→ **Work to do**: Retype only what runs from the beginning of the data through the line with "(0,0) rectangle (585,605);"; please omit the pictures and keep every line exact.

- - - -

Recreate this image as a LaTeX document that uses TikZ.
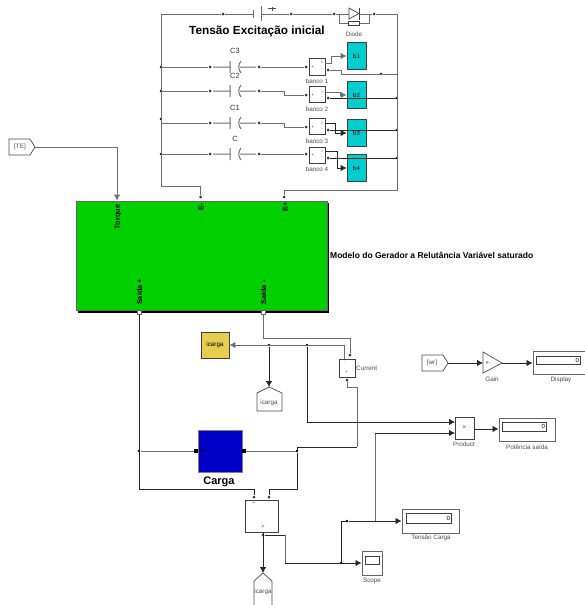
\documentclass[tikz,border=0pt]{standalone}
\usepackage{fontspec}
\setmainfont{Liberation Sans}
\usetikzlibrary{arrows.meta}
\definecolor{wiregray}{RGB}{110,110,110}
\definecolor{modelgreen}{RGB}{0,208,0}
\definecolor{bankcyan}{RGB}{0,205,205}
\definecolor{loadblue}{RGB}{0,0,200}
\definecolor{meteryellow}{RGB}{230,205,80}
\tikzset{
  wire/.style={draw=wiregray, line width=1pt},
  sig/.style={draw=black!85, line width=0.8pt},
  pdot/.style={fill=black!80, circle, inner sep=0pt, minimum size=3pt},
  jdot/.style={fill=black, circle, inner sep=0pt, minimum size=2.6pt},
  blk/.style={draw=black!75, line width=0.8pt, inner sep=0pt},
  bank/.style={blk, fill=white, minimum width=16pt, minimum height=16pt},
  cell/.style={blk, fill=bankcyan, minimum width=19pt, minimum height=27pt, font=\fontsize{6}{7}\selectfont},
  frame/.style={draw=black!60, line width=1pt, fill=white, inner sep=0pt},
  inner/.style={draw=black!75, line width=0.7pt, fill=white, inner sep=0pt},
  tag/.style={text=black!70, font=\fontsize{6.3}{7}\selectfont, inner sep=0pt},
  tiny/.style={text=black!75, font=\fontsize{4.5}{5}\selectfont, inner sep=0pt},
  port/.style={rotate=90, font=\bfseries\fontsize{7.3}{8}\selectfont, inner sep=0pt},
  captag/.style={text=black!80, font=\fontsize{7.5}{8}\selectfont, inner sep=0pt},
  title/.style={font=\bfseries\fontsize{11.8}{13}\selectfont, inner sep=0pt}
}
\begin{document}
\begin{tikzpicture}[x=1pt, y=-1pt, >={Latex[length=6pt,width=6.5pt]}]
\useasboundingbox (0,0) rectangle (585,605);

% excitation source
\coordinate (tl) at (161,14);
\coordinate (tr) at (397,14);
\node[pdot] (batl) at (223,14) {};
\node[pdot] (batr) at (291,14) {};
\node[pdot] (diol) at (334,14) {};
\node[pdot] (dior) at (374,14) {};
\coordinate (batp) at (253,14);
\coordinate (batn) at (261,14);
\draw[wire] (tl) -- (batl);
\draw[wire] (tr) -- (dior);
\draw[wire] (batl) -- (batp);
\draw[wire] (batn) -- (batr);
\draw[wire] (batr) -- (diol);
\draw[wire] (253,10) -- (253,18);
\draw[wire] (261,6) -- (261,21);
\draw[black!70, line width=0.7pt] (268,8.5) -- (276,8.5) (272,6.5) -- (272,10.5);
\draw[wire] (diol) -- (349,14);
\draw[wire] (359,14) -- (dior);
\draw[wire] (339,14) |- (348,23);
\draw[wire] (369,14) |- (359,23);
\draw[black!75, line width=0.7pt, fill=white] (348,21) rectangle (359,25);
\draw[black!75, line width=0.7pt, fill=white] (349,8) -- (359,13.5) -- (349,19) -- cycle;
\draw[black!75, line width=1pt] (359,7.5) -- (359,19.5);
\node[tag] (diodetag) at (354,34) {Diode};
\node[title] (srctitle) at (257,31) {Tensão Excitação inicial};

% capacitor rows
\coordinate (l3) at (161,67);
\coordinate (l2) at (161,91);
\coordinate (l1) at (161,123);
\coordinate (l0) at (161,154);
\node[pdot] (c3a) at (210,67) {};
\node[pdot] (c3b) at (259,67) {};
\node[pdot] (c2a) at (210,91) {};
\node[pdot] (c2b) at (259,91) {};
\node[pdot] (c1a) at (210,123) {};
\node[pdot] (c1b) at (259,123) {};
\node[pdot] (c0a) at (210,154) {};
\node[pdot] (c0b) at (259,154) {};
\node[captag] (c3tag) at (235,51) {C3};
\node[captag] (c2tag) at (235,76) {C2};
\node[captag] (c1tag) at (235,108) {C1};
\node[captag] (c0tag) at (235,139) {C};
\draw[wire] (l3) -- (c3a);
\draw[wire] (l2) -- (c2a);
\draw[wire] (l1) -- (c1a);
\draw[wire] (l0) -- (c0a);
\draw[wire] (213,67) -- (230,67) (230,61) -- (230,73) (241,61) .. controls (238,65) and (238,69) .. (241,73) (240,67) -- (256,67);
\draw[wire] (213,91) -- (230,91) (230,85) -- (230,97) (241,85) .. controls (238,89) and (238,93) .. (241,97) (240,91) -- (256,91);
\draw[wire] (213,123) -- (230,123) (230,117) -- (230,129) (241,117) .. controls (238,121) and (238,125) .. (241,129) (240,123) -- (256,123);
\draw[wire] (213,154) -- (230,154) (230,148) -- (230,160) (241,148) .. controls (238,152) and (238,156) .. (241,160) (240,154) -- (256,154);
\node[jdot] (j3) at (161,67) {};
\node[jdot] (j2) at (161,91) {};
\node[jdot] (j1) at (161,119) {};
\node[jdot] (j0) at (161,154) {};

% voltage banks
\node[bank, minimum height=17pt] (banco1) at (317,66.5) {};
\node[bank] (banco2) at (317,94.5) {};
\node[bank] (banco3) at (317,126.5) {};
\node[bank] (banco4) at (317,155) {};
\node[tag] (banco1tag) at (317,81) {banco 1};
\node[tag] (banco2tag) at (317,109) {banco 2};
\node[tag] (banco3tag) at (317,141) {banco 3};
\node[tag] (banco4tag) at (317,169) {banco 4};
\node[tiny] (b1p) at (313,67) {+};
\node[tiny] (b2p) at (313,95) {+};
\node[tiny] (b3p) at (313,127) {+};
\node[tiny] (b4p) at (313,155) {+};
\node[tiny] (b1i) at (322,62) {i};
\node[tiny] (b2i) at (322,92) {i};
\node[tiny] (b3i) at (322,123) {i};
\node[tiny] (b4i) at (322,151) {i};
\node[tiny] (b1m) at (322,70) {-};
\node[tiny] (b2m) at (322,98) {-};
\node[tiny] (b3m) at (322,130) {-};
\node[tiny] (b4m) at (322,158) {-};
\node[pdot] (b1in) at (306,67) {};
\node[pdot] (b2in) at (306,95) {};
\node[pdot] (b3in) at (306,127) {};
\node[pdot] (b4in) at (306,154) {};
\draw[wire] (c3b) -- (b1in);
\draw[wire] (c2b) -- (284,91) -- (284,95) -- (b2in);
\draw[wire] (c1b) -- (284,123) -- (284,127) -- (b3in);
\draw[wire] (c0b) -- (b4in);
\node[cell] (b1) at (356.5,56) {b1};
\node[cell] (b2) at (356.5,95) {b2};
\node[cell] (b3) at (356.5,133) {b3};
\node[cell] (b4) at (356.5,168) {b4};
\coordinate (o1) at (325,63);
\coordinate (o2) at (325,92);
\coordinate (o3) at (325,123);
\coordinate (o4) at (325,151);
\draw[wire, ->] (o1) -- (331,63) -- (331,56) -- (b1.west);
\draw[wire, ->] (o2) -- (340,92) -- (340,95) -- (b2.west);
\draw[sig, ->] (o3) -- (335,123) -- (335,133) -- (b3.west);
\draw[sig, ->] (o4) -- (337,151) -- (337,168) -- (b4.west);
\node[pdot] (m1) at (328,70) {};
\node[pdot] (m2) at (328,98) {};
\node[pdot] (m3) at (328,130) {};
\node[pdot] (m4) at (328,158) {};
\node[jdot] (r1) at (381,74) {};
\node[jdot] (r2) at (397,98) {};
\node[jdot] (r3) at (397,130) {};
\node[jdot] (r4) at (397,158) {};
\draw[wire] (m1) -- (341,70) -- (341,74) -- (397,74);
\draw[sig] (m2) -- (r2);
\draw[sig] (m3) -- (r3);
\draw[sig] (m4) -- (r4);

% generator model
\coordinate (lb) at (161,186);
\coordinate (rb) at (397,190);
\fill[black] (78,203) rectangle (329,313);
\node[draw=black!60, line width=0.7pt, fill=modelgreen, inner sep=0pt, minimum width=251pt, minimum height=109pt] (model) at (201.5,255.5) {};
\node[pdot] (eneg) at (200.5,197) {};
\node[pdot] (epos) at (284,197) {};
\draw[wire] (tl) -- (lb) -- (200.5,186) -- (eneg);
\draw[wire] (tr) -- (rb) -- (284,190) -- (epos);
\node[port] (torquetag) at (118,217) {Torque};
\node[port] (enegtag) at (201,207) {E-};
\node[port] (epostag) at (285,207) {E+};
\node[port] (spostag) at (139.5,292) {Saída +};
\node[port] (snegtag) at (263.5,292.5) {Saída -};
\node[font=\bfseries\fontsize{8.5}{10}\selectfont, inner sep=0pt, anchor=west] (modeltag) at (330,255) {Modelo do Gerador a Relutância Variável saturado};
\node[draw=black!60, line width=0.6pt, fill=white, inner sep=0pt, minimum size=4pt] (spos) at (139,312) {};
\node[draw=black!60, line width=0.6pt, fill=white, inner sep=0pt, minimum size=4pt] (sneg) at (263,312) {};
\node[tag] (tegoto) at (20,147) {[TE]};
\coordinate (tetip) at (35,147);
\draw[black!70, line width=0.7pt] (9,139) -- (30,139) -- (tetip) -- (30,155) -- (9,155) -- cycle;
\draw[wire, ->] (tetip) -- (117,147) -- (117,200.5);

% current measurement
\node[blk, fill=white, minimum width=16pt, minimum height=18pt] (current) at (347,368) {};
\node[tag, anchor=west] (currenttag) at (356,368) {Current};
\node[tiny] (curp) at (346.5,372.5) {+};
\node[tiny] (curm) at (342,362) {- \ \ .};
\node[pdot] (curin) at (350,355) {};
\node[pdot] (curout) at (347,380) {};
\draw[wire] (sneg) -- (263,338) -- (350,338) -- (curin);
\node[blk, fill=meteryellow, minimum width=28pt, minimum height=26pt, font=\fontsize{6.3}{7}\selectfont] (icmeter) at (215,345) {icarga};
\node[jdot] (ij1) at (269,345) {};
\node[jdot] (ij2) at (307,345) {};
\draw[wire, ->] (344,359) -- (344,345) -- (icmeter.east);
\node[tag] (icgoto) at (269,403) {icarga};
\coordinate (ictip) at (269,387);
\draw[black!70, line width=0.7pt] (ictip) -- (282,393) -- (282,411) -- (257,411) -- (257,393) -- cycle;
\draw[sig, ->] (ij1) -- (ictip);

% load
\node[draw=black!50, line width=0.6pt, fill=loadblue, inner sep=0pt, minimum width=44pt, minimum height=42pt] (carga) at (220,451) {};
\node[font=\bfseries\fontsize{8}{9}\selectfont, inner sep=0pt] (cargap) at (202.5,451) {+};
\node[font=\bfseries\fontsize{8}{9}\selectfont, inner sep=0pt] (cargam) at (238,451) {-};
\node[font=\bfseries\fontsize{11}{13}\selectfont, inner sep=0pt] (cargatag) at (219,482) {Carga};
\node[fill=black, inner sep=0pt, minimum size=4.5pt] (cargal) at (196,451) {};
\node[fill=black, inner sep=0pt, minimum size=4.5pt] (cargar) at (244,451) {};
\node[jdot] (jl) at (139,451) {};
\node[jdot] (jr) at (297,451) {};
\node[pdot] (subp) at (254,497) {};
\node[pdot] (subm) at (269,497) {};
\draw[wire] (jl) -- (cargal);
\draw[wire] (cargar) -- (jr);
\draw[sig] (spos) -- (139,489) -- (254,489) -- (subp);
\draw[sig] (jr) -- (297,489) -- (269,489) -- (subm);
\draw[sig] (jr) -- (297,447) -- (357,447);
\draw[wire] (357,447) -- (357,387) -- (347,387) -- (curout);

% voltage measurement
\node[blk, fill=white, minimum width=33pt, minimum height=32pt] (volt) at (261.5,516) {};
\node[tiny] (voltp) at (254,503) {+};
\node[tiny] (voltm) at (269,503) {.};
\node[tiny, font=\fontsize{5.5}{6}\selectfont] (voltv) at (263,527) {>};
\node[pdot] (voltout) at (263,535) {};
\node[tag] (icgoto2) at (263,592) {icarga};
\coordinate (ictip2) at (263,573);
\draw[black!70, line width=0.7pt] (254,605) -- (254,581) -- (ictip2) -- (272,581) -- (272,605);
\draw[sig, ->] (volt.south -| voltout) -- (ictip2);
\node[jdot] (vj) at (341,563) {};
\node[jdot] (vj2) at (347,521) {};
\node[frame, minimum width=20pt, minimum height=24pt] (scope) at (372,563) {};
\node[inner, minimum width=14pt, minimum height=8pt] (scopescreen) at (372,560) {};
\node[tag] (scopetag) at (372,581) {Scope};
\draw[sig] (voltout) -- (285,535);
\draw[wire] (285,535) -- (285,563);
\draw[sig, ->] (285,563) -- (scope.west);
\draw[sig] (vj) -- (341,521) -- (vj2);
\node[frame, minimum width=57pt, minimum height=24pt] (vdisp) at (430.5,521) {};
\node[inner, minimum width=45pt, minimum height=10pt, font=\fontsize{6}{7}\selectfont, align=right, text width=43pt] (vdispval) at (428.5,518) {0};
\node[tag] (vdisptag) at (431,538) {Tensão Carga};
\draw[sig, ->] (vj2) -- (vdisp.west);

% power
\node[blk, fill=white, minimum width=19pt, minimum height=22pt, text=black!65, font=\fontsize{7}{8}\selectfont] (product) at (464.5,428) {×};
\node[tag] (producttag) at (464,444) {Product};
\coordinate (pin1) at (455,422);
\coordinate (pin2) at (455,433);
\draw[sig, ->] (ij2) -- (307,422) -- (pin1);
\draw[wire] (375,521) -- (375,433);
\draw[sig, ->] (375,433) -- (pin2);
\node[frame, minimum width=56pt, minimum height=23pt] (pdisp) at (527,429.5) {};
\node[inner, minimum width=44pt, minimum height=9pt, font=\fontsize{6}{7}\selectfont, align=right, text width=42pt] (pdispval) at (524,426.5) {0};
\node[tag] (pdisptag) at (527,447) {Potência saída};
\draw[sig, ->] (product.east |- 0,429) -- (pdisp.west |- 0,429);

% speed
\node[tag] (wrgoto) at (432,363) {[wr]};
\coordinate (wrtip) at (448,363);
\draw[black!70, line width=0.7pt] (422,355) -- (443,355) -- (wrtip) -- (443,371) -- (422,371) -- cycle;
\coordinate (gainin) at (483,363);
\coordinate (gainout) at (502,363);
\draw[black!70, line width=0.7pt] (483,352) -- (gainout) -- (483,373) -- cycle;
\node[tiny] (gaink) at (488,362.5) {K-};
\node[tag] (gaintag) at (492,379) {Gain};
\draw[sig, ->] (wrtip) -- (gainin);
\node[frame, minimum width=52pt, minimum height=23pt] (sdisp) at (559,363) {};
\node[inner, minimum width=44pt, minimum height=8pt, font=\fontsize{6}{7}\selectfont, align=right, text width=42pt] (sdispval) at (558,360) {0};
\node[tag] (sdisptag) at (561,380) {Display};
\draw[sig, ->] (gainout) -- (sdisp.west);
\end{tikzpicture}
\end{document}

- - - -

→ **Exercise solution**:
Recreate this image as a LaTeX document that uses TikZ.
\documentclass[tikz,border=0pt]{standalone}
\usepackage{fontspec}
\setmainfont{Liberation Sans}
\usetikzlibrary{arrows.meta}
\definecolor{wiregray}{RGB}{110,110,110}
\definecolor{modelgreen}{RGB}{0,208,0}
\definecolor{bankcyan}{RGB}{0,205,205}
\definecolor{loadblue}{RGB}{0,0,200}
\definecolor{meteryellow}{RGB}{230,205,80}
\tikzset{
  wire/.style={draw=wiregray, line width=1pt},
  sig/.style={draw=black!85, line width=0.8pt},
  pdot/.style={fill=black!80, circle, inner sep=0pt, minimum size=3pt},
  jdot/.style={fill=black, circle, inner sep=0pt, minimum size=2.6pt},
  blk/.style={draw=black!75, line width=0.8pt, inner sep=0pt},
  bank/.style={blk, fill=white, minimum width=16pt, minimum height=16pt},
  cell/.style={blk, fill=bankcyan, minimum width=19pt, minimum height=27pt, font=\fontsize{6}{7}\selectfont},
  frame/.style={draw=black!60, line width=1pt, fill=white, inner sep=0pt},
  inner/.style={draw=black!75, line width=0.7pt, fill=white, inner sep=0pt},
  tag/.style={text=black!70, font=\fontsize{6.3}{7}\selectfont, inner sep=0pt},
  tiny/.style={text=black!75, font=\fontsize{4.5}{5}\selectfont, inner sep=0pt},
  port/.style={rotate=90, font=\bfseries\fontsize{7.3}{8}\selectfont, inner sep=0pt},
  captag/.style={text=black!80, font=\fontsize{7.5}{8}\selectfont, inner sep=0pt},
  title/.style={font=\bfseries\fontsize{11.8}{13}\selectfont, inner sep=0pt}
}
\begin{document}
\begin{tikzpicture}[x=1pt, y=-1pt, >={Latex[length=6pt,width=6.5pt]}]
\useasboundingbox (0,0) rectangle (585,605);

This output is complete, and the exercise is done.